Source code of charts
==========
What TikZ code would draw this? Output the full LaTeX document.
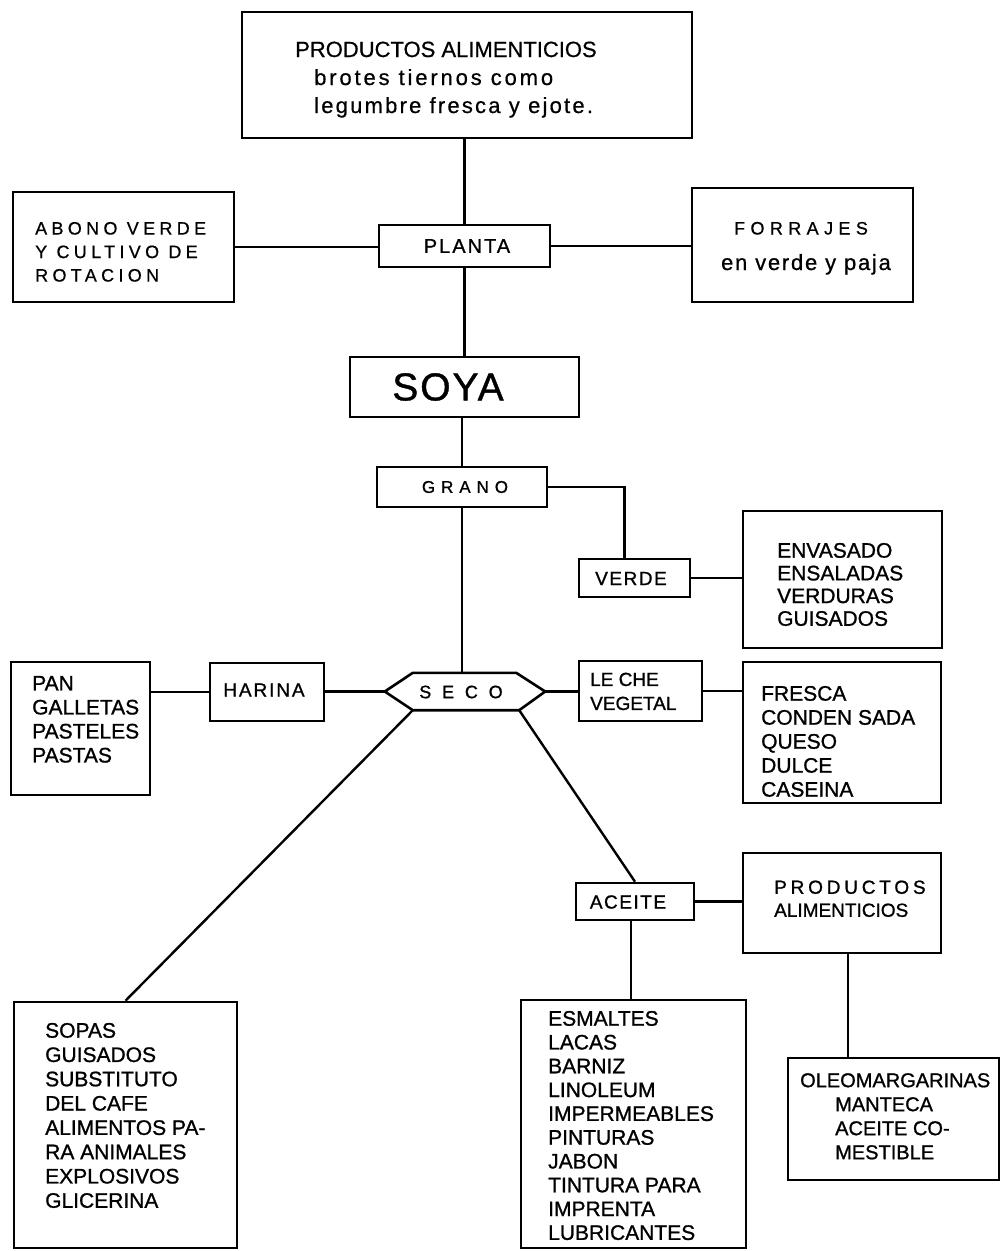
\documentclass[tikz,border=0pt]{standalone}
\usepackage{fontspec}
\setmainfont{Liberation Sans}
\begin{document}
\begin{tikzpicture}[x=1pt,y=-1pt,
  box/.style={draw,line width=2.6pt,inner sep=0pt},
  ln/.style={line width=2.4pt},
  lst/.style={inner sep=0pt,align=left,anchor=north west},
  lbl/.style={inner sep=0pt}]
\useasboundingbox (0,0) rectangle (1003,1251);
% boxes
\node[box,minimum width=450pt,minimum height=126pt] (top) at (467,75) {};
\node[box,minimum width=171pt,minimum height=42pt] (planta) at (464.5,246) {};
\node[box,minimum width=221pt,minimum height=110pt] (abono) at (123.5,247) {};
\node[box,minimum width=221pt,minimum height=114pt] (forrajes) at (802.5,245) {};
\node[box,minimum width=229pt,minimum height=60pt] (soya) at (464.5,387) {};
\node[box,minimum width=170pt,minimum height=40pt] (grano) at (462,487) {};
\node[box,minimum width=111pt,minimum height=38pt] (verde) at (634.5,578) {};
\node[box,minimum width=199pt,minimum height=137pt] (envasado) at (842.5,579.5) {};
\node[inner sep=0pt,minimum width=160pt,minimum height=37pt] (seco) at (465,691.5) {};
\node[box,minimum width=114pt,minimum height=58pt] (harina) at (267,692) {};
\node[box,minimum width=139pt,minimum height=133pt] (pan) at (80.5,728.5) {};
\node[box,minimum width=123pt,minimum height=60pt] (leche) at (640.5,691) {};
\node[box,minimum width=198pt,minimum height=141pt] (fresca) at (842,732.5) {};
\node[box,minimum width=118pt,minimum height=37pt] (aceite) at (635,901.5) {};
\node[box,minimum width=198pt,minimum height=100pt] (prodali) at (842,903) {};
\node[box,minimum width=223pt,minimum height=246pt] (sopas) at (125.5,1125) {};
\node[box,minimum width=225pt,minimum height=248pt] (esmaltes) at (633.5,1124) {};
\node[box,minimum width=211pt,minimum height=122pt] (oleo) at (893.5,1119) {};
% hexagon SECO
\draw[box] (seco.west) -- ([xshift=28pt]seco.north west) -- ([xshift=-29pt]seco.north east)
  -- (seco.east) -- ([xshift=-26pt]seco.south east) -- ([xshift=28pt]seco.south west) -- cycle;
% connectors
\draw[ln] (planta.north) -- (planta.north |- top.south);
\draw[ln] (abono.east) -- (abono.east -| planta.west);
\draw[ln] (planta.east) -- (planta.east -| forrajes.west);
\draw[ln] (planta.south) -- (planta.south |- soya.north);
\draw[ln] (grano.north) -- (grano.north |- soya.south);
\draw[ln] (grano.east) -| ([xshift=-10pt]verde.north);
\draw[ln] (verde.east) -- (verde.east -| envasado.west);
\draw[ln] (grano.south) -- (grano.south |- seco.north);
\draw[ln] (seco.west) -- (seco.west -| harina.east);
\draw[ln] (harina.west) -- (harina.west -| pan.east);
\draw[ln] (seco.east) -- (seco.east -| leche.west);
\draw[ln] (leche.east) -- (leche.east -| fresca.west);
\draw[ln] ([xshift=28pt]seco.south west) -- (sopas.north);
\draw[ln] ([xshift=-26pt]seco.south east) -- (aceite.north);
\draw[ln] (aceite.east) -- (aceite.east -| prodali.west);
\draw[ln] ([xshift=-4pt]aceite.south) -- ([xshift=-4pt]aceite.south |- esmaltes.north);
\draw[ln] ([xshift=6pt]prodali.south) -- ([xshift=6pt]prodali.south |- oleo.north);
% texts
\node[lbl,anchor=base west,font={\fontsize{22}{26}\selectfont\addfontfeature{FakeBold=0.6}}] (t1) at (295,57) {PRODUCTOS ALIMENTICIOS};
\node[lbl,anchor=base west,font={\fontsize{22}{26}\selectfont\addfontfeature{LetterSpace=13,FakeBold=0.6}}] (t2) at (314,85) {brotes tiernos como};
\node[lbl,anchor=base west,font={\fontsize{22}{26}\selectfont\addfontfeature{LetterSpace=10,FakeBold=0.6}}] (t3) at (314,113) {legumbre fresca y ejote.};
\node[lst,font={\fontsize{18}{23.5}\selectfont\addfontfeature{LetterSpace=24,FakeBold=0.6}}] (tabono) at (35,221.8) {ABONO VERDE\\Y CULTIVO DE\\ROTACION};
\node[lbl,anchor=base,font={\fontsize{18}{23}\selectfont\addfontfeature{LetterSpace=30,FakeBold=0.8}}] (tforr1) at (801,234.5) {FORRAJES};
\node[lbl,anchor=base,font={\fontsize{22}{26}\selectfont\addfontfeature{LetterSpace=8,FakeBold=0.8}}] (tforr2) at (806,270) {en verde y paja};
\node[lbl,font={\fontsize{20}{24}\selectfont\addfontfeature{LetterSpace=10,FakeBold=1}}] (tplanta) at (467,246) {PLANTA};
\node[lbl,font={\fontsize{39}{44}\selectfont\addfontfeature{LetterSpace=5,FakeBold=1}}] (tsoya) at (448,387) {SOYA};
\node[lbl,font={\fontsize{17}{20}\selectfont\addfontfeature{LetterSpace=35,FakeBold=1}}] (tgrano) at (465,487) {GRANO};
\node[lbl,font={\fontsize{19}{22}\selectfont\addfontfeature{LetterSpace=8,FakeBold=1}}] (tverde) at (631,578.5) {VERDE};
\node[lst,font={\fontsize{21}{22.7}\selectfont\addfontfeature{FakeBold=1}}] (tenv) at (777,542.8) {ENVASADO\\ENSALADAS\\VERDURAS\\GUISADOS};
\node[lbl,font={\fontsize{19}{22}\selectfont\addfontfeature{LetterSpace=10,FakeBold=1}}] (tharina) at (264,690) {HARINA};
\node[lst,font={\fontsize{21}{24}\selectfont\addfontfeature{FakeBold=1}}] (tpan) at (32,675.8) {PAN\\GALLETAS\\PASTELES\\PASTAS};
\node[lbl,font={\fontsize{18}{22}\selectfont\addfontfeature{LetterSpace=60,FakeBold=1}}] (tseco) at (461,692) {SECO};
\node[lst,font={\fontsize{19}{24}\selectfont\addfontfeature{FakeBold=1}}] (tleche) at (590,672.5) {LE CHE\\VEGETAL};
\node[lst,font={\fontsize{21}{24}\selectfont\addfontfeature{FakeBold=1}}] (tfresca) at (761,685.8) {FRESCA\\CONDEN SADA\\QUESO\\DULCE\\CASEINA};
\node[lbl,font={\fontsize{19}{22}\selectfont\addfontfeature{LetterSpace=8,FakeBold=1}}] (taceite) at (628,902) {ACEITE};
\node[lst,font={\fontsize{19}{23}\selectfont\addfontfeature{FakeBold=1}}] (tprodali) at (774,880.3) {{\addfontfeature{LetterSpace=20}PRODUCTOS}\\ALIMENTICIOS};
\node[lst,font={\fontsize{21}{24.3}\selectfont\addfontfeature{FakeBold=1}}] (tsopas) at (45,1022.8) {SOPAS\\GUISADOS\\SUBSTITUTO\\DEL CAFE\\ALIMENTOS PA-\\RA ANIMALES\\EXPLOSIVOS\\GLICERINA};
\node[lst,font={\fontsize{21}{23.8}\selectfont\addfontfeature{FakeBold=1}}] (tesm) at (548,1010.8) {ESMALTES\\LACAS\\BARNIZ\\LINOLEUM\\IMPERMEABLES\\PINTURAS\\JABON\\TINTURA PARA\\IMPRENTA\\LUBRICANTES};
\node[lst,font={\fontsize{20}{24}\selectfont\addfontfeature{FakeBold=1}}] (toleo) at (800,1073) {OLEOMARGARINAS\\\hspace*{35pt}MANTECA\\\hspace*{35pt}ACEITE CO-\\\hspace*{35pt}MESTIBLE};
\end{tikzpicture}
\end{document}
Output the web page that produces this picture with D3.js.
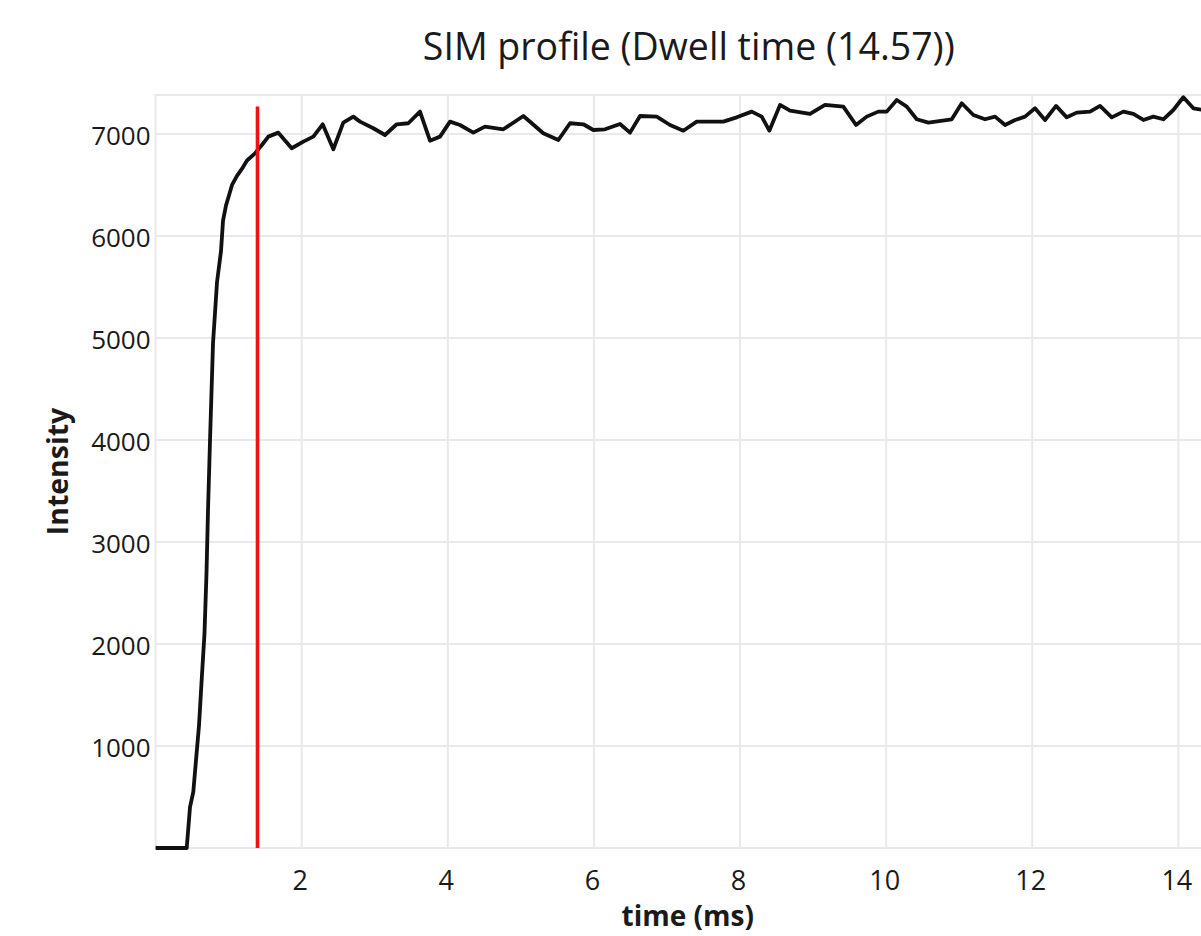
==========
■ Given task ■
Identify the lines that hold the word "Output". Copy every one of them.

■ Solution to this task ■
What TikZ code would draw this? Output the full LaTeX document.
Output the web page that produces this picture with D3.js.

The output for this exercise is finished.